● Data section:
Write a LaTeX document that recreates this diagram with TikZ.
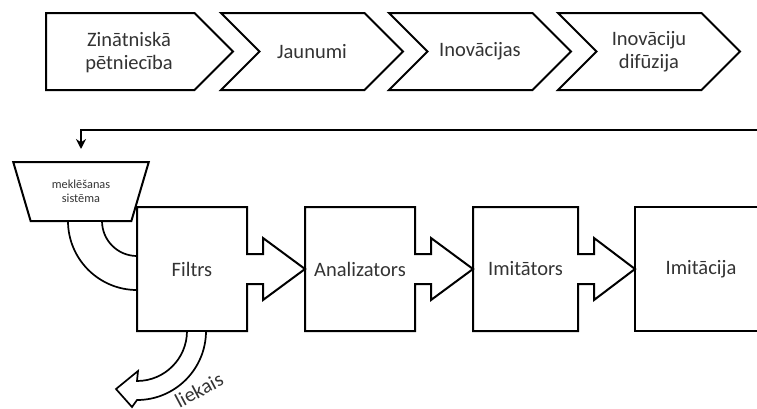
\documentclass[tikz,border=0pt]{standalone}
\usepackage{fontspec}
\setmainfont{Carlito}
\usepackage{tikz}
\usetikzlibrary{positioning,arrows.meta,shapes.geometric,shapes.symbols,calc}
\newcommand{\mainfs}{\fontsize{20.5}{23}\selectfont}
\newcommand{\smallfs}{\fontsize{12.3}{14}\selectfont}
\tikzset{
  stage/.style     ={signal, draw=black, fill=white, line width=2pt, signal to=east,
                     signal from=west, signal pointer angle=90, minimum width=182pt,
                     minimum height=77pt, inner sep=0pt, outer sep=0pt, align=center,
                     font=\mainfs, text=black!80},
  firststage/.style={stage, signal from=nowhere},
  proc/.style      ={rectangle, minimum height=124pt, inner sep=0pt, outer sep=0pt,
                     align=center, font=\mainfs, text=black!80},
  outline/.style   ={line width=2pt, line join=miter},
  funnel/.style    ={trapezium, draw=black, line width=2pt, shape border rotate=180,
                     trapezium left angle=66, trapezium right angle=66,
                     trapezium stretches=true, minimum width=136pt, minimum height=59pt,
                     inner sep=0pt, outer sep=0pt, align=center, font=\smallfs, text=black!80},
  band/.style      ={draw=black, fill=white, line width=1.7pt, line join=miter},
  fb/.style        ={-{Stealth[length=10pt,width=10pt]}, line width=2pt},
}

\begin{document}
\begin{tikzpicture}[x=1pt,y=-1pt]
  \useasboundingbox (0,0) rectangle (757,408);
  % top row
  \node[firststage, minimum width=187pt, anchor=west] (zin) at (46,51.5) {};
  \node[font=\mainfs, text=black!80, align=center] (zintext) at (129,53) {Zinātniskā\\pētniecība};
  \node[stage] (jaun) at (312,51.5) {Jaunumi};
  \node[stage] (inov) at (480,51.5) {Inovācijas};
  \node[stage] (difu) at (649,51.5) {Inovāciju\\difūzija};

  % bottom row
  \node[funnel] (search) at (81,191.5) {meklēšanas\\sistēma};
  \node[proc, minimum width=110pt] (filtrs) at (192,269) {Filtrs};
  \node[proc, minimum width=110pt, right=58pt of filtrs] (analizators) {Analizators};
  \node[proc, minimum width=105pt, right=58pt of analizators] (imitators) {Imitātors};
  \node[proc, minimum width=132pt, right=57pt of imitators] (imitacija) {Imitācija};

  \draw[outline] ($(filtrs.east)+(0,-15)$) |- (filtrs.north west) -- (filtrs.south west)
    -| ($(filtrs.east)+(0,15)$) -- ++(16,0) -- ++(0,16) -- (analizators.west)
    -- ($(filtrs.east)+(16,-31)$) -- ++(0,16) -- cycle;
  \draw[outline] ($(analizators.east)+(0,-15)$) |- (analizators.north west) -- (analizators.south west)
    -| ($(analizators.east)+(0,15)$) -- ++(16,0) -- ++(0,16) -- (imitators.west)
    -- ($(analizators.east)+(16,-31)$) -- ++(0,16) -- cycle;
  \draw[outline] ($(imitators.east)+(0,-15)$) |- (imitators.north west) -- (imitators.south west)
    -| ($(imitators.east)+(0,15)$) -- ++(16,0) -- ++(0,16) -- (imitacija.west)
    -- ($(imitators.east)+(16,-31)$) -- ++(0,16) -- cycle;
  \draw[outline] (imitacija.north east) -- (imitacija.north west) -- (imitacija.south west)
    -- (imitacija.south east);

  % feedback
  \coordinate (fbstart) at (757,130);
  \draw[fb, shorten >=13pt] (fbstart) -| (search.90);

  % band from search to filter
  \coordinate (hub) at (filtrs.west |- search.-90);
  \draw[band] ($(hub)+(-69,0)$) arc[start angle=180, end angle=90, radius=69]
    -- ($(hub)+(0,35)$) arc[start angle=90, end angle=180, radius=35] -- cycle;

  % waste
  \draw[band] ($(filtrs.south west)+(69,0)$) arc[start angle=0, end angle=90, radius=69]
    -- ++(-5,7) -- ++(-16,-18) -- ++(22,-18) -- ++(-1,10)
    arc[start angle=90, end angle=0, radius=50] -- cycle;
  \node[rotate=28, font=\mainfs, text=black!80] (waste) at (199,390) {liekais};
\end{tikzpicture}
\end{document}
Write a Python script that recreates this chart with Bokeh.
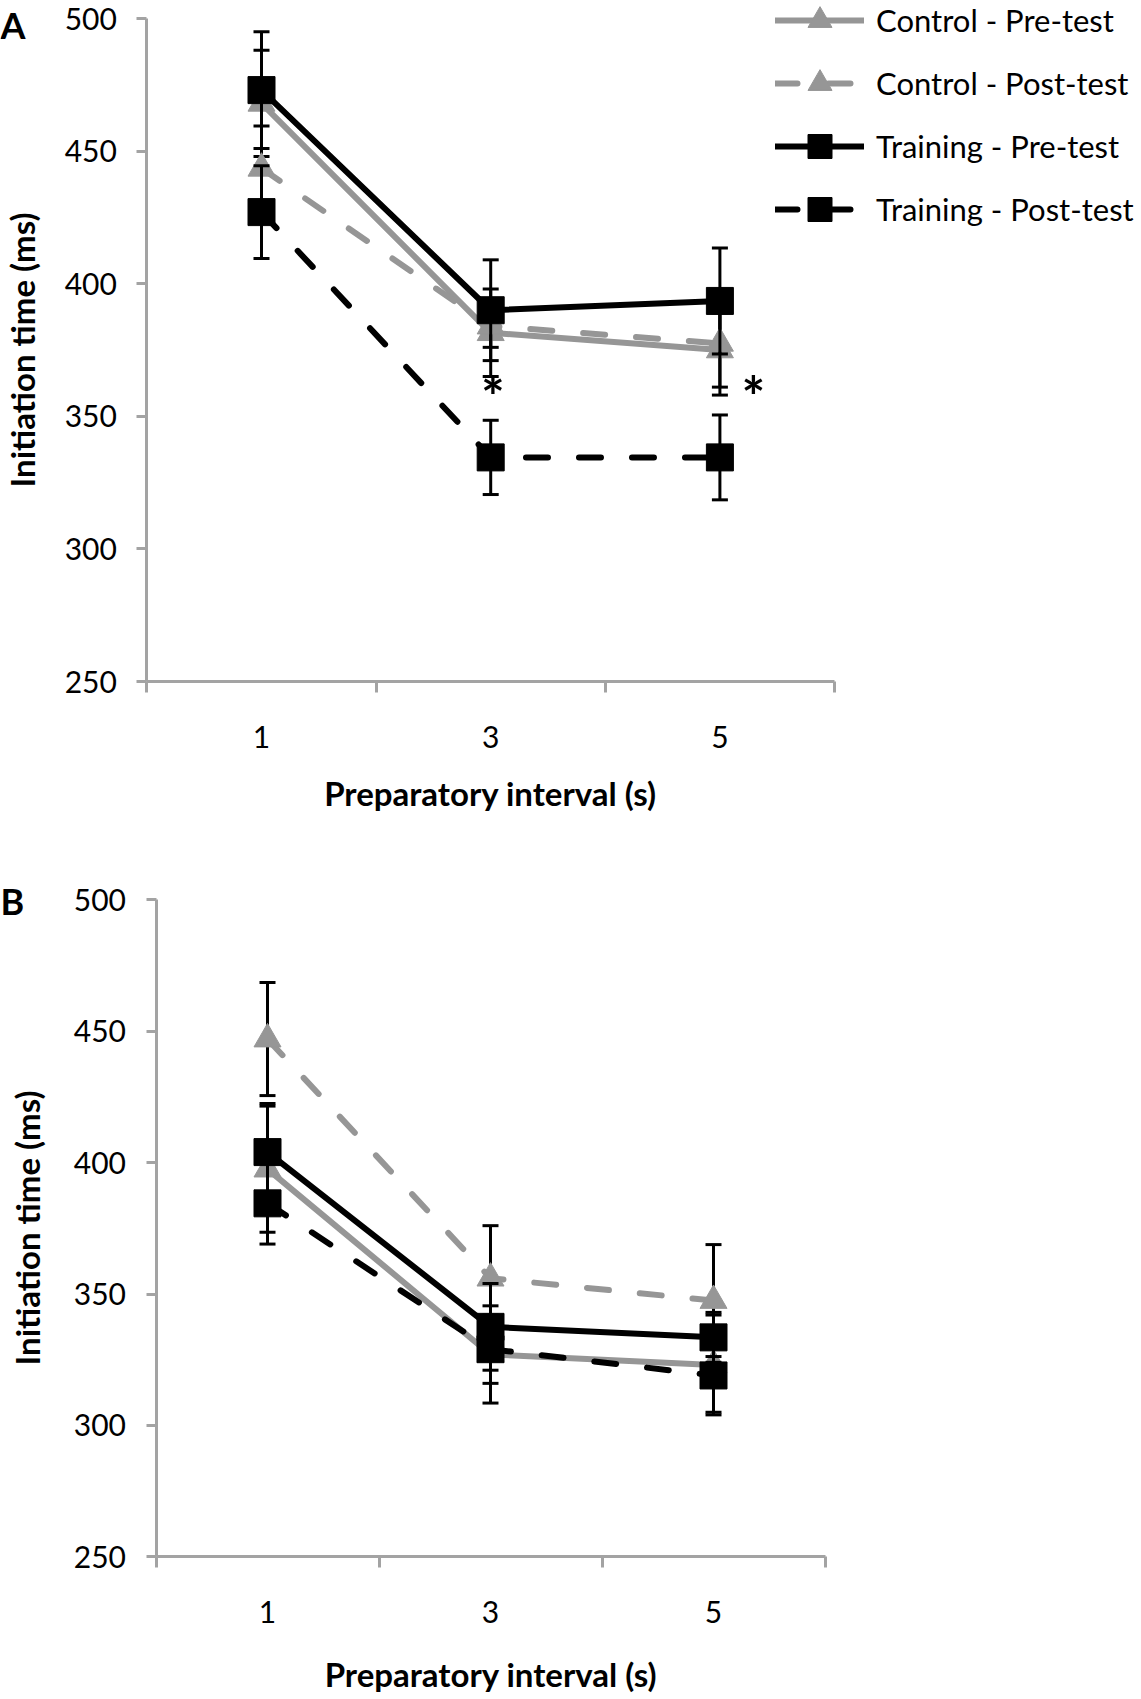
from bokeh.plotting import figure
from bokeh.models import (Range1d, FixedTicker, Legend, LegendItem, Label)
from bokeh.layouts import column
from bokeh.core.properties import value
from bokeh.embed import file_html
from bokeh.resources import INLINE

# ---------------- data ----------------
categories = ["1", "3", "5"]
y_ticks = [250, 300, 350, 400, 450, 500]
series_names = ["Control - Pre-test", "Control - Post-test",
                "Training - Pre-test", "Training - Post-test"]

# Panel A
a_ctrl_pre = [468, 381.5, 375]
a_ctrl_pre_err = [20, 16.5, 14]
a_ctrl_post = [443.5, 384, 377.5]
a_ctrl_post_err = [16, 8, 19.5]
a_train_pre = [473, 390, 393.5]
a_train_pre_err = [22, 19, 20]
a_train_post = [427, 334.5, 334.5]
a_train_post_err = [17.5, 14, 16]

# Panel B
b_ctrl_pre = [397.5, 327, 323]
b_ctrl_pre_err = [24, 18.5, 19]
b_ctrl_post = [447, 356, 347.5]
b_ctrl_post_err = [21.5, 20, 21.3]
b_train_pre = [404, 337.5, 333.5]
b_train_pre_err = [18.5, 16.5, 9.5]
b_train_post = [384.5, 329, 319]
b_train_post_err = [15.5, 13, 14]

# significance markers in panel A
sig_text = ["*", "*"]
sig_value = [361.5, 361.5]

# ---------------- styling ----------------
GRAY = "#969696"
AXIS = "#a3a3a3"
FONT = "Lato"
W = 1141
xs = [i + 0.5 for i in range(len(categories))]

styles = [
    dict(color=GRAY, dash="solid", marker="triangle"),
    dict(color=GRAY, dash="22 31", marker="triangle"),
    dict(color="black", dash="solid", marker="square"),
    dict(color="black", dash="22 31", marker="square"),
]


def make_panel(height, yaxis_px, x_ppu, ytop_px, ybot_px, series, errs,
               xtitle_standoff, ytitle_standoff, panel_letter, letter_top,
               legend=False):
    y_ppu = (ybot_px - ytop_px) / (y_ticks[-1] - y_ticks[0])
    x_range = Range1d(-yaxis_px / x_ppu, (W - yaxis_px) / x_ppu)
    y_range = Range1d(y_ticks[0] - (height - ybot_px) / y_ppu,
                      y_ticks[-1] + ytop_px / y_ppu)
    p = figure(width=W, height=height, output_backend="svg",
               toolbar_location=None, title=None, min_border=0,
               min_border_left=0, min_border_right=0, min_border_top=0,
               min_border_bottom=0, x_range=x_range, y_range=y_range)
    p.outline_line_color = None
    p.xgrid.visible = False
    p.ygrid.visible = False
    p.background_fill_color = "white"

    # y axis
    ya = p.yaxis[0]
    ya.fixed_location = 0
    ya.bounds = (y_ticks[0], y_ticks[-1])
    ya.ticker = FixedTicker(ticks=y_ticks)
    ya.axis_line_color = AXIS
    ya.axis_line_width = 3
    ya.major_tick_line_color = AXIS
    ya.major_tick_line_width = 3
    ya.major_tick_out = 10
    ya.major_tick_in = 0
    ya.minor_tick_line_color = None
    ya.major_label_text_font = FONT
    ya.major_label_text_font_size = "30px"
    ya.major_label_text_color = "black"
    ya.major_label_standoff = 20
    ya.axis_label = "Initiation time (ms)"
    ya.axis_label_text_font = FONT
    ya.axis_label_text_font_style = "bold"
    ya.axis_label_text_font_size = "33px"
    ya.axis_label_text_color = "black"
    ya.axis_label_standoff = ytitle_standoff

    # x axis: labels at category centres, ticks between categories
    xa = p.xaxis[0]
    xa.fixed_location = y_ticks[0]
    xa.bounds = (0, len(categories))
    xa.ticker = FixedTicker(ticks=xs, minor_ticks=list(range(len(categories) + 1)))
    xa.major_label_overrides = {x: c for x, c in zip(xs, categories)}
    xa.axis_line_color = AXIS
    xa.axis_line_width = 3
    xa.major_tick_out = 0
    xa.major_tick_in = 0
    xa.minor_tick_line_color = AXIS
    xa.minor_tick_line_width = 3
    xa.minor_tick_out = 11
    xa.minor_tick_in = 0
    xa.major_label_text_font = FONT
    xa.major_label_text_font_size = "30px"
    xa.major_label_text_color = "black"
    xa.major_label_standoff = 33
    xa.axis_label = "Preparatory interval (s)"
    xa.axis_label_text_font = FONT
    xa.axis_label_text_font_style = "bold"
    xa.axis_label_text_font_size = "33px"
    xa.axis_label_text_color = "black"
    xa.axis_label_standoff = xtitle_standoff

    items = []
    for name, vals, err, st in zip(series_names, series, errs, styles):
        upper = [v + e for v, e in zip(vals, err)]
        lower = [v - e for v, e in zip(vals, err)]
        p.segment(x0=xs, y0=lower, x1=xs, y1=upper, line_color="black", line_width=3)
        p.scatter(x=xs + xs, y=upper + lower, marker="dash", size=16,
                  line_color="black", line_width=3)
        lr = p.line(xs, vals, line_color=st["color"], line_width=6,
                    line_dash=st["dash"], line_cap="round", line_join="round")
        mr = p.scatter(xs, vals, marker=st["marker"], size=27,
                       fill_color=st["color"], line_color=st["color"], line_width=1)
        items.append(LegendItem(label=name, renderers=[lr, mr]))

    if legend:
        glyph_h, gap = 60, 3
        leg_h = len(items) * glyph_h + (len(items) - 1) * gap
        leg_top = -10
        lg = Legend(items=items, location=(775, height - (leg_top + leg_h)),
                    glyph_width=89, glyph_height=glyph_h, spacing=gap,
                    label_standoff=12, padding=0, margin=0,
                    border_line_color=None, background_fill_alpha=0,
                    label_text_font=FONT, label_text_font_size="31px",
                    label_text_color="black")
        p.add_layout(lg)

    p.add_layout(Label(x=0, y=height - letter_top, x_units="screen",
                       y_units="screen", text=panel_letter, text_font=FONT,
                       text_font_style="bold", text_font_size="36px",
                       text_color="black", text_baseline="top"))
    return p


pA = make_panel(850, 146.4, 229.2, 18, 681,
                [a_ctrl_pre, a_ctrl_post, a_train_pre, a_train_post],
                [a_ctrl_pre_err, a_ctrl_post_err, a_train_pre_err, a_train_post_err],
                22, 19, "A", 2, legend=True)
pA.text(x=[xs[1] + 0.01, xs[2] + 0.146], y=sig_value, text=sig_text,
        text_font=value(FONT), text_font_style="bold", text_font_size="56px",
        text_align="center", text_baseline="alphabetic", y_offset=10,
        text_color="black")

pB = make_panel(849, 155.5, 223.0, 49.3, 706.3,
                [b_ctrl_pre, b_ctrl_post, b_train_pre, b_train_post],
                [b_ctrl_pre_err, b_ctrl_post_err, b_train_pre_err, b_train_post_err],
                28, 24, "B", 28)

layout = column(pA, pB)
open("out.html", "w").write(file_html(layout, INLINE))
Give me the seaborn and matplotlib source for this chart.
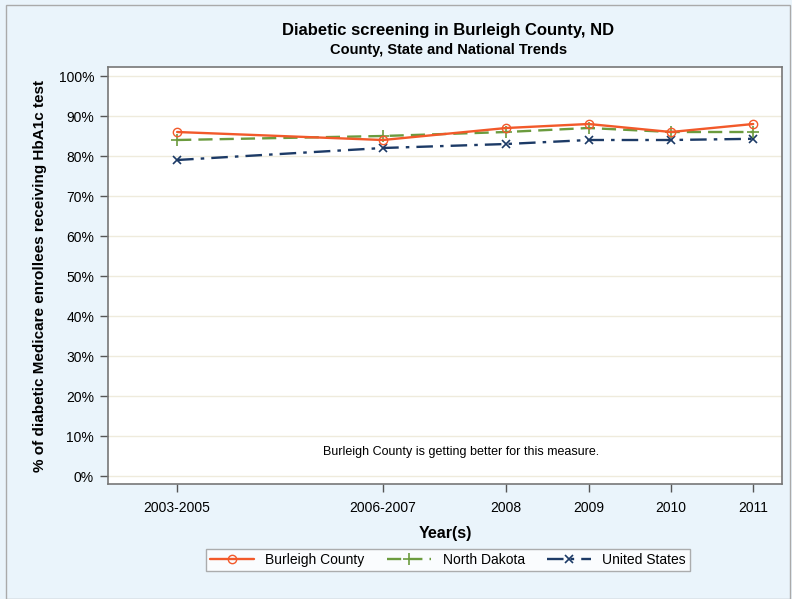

● Directions for this task: Return every line above in which the string "that" occurs.

● Response:
Write a LaTeX document that recreates this diagram with TikZ.
Write a Python script that recreates this chart with Bokeh.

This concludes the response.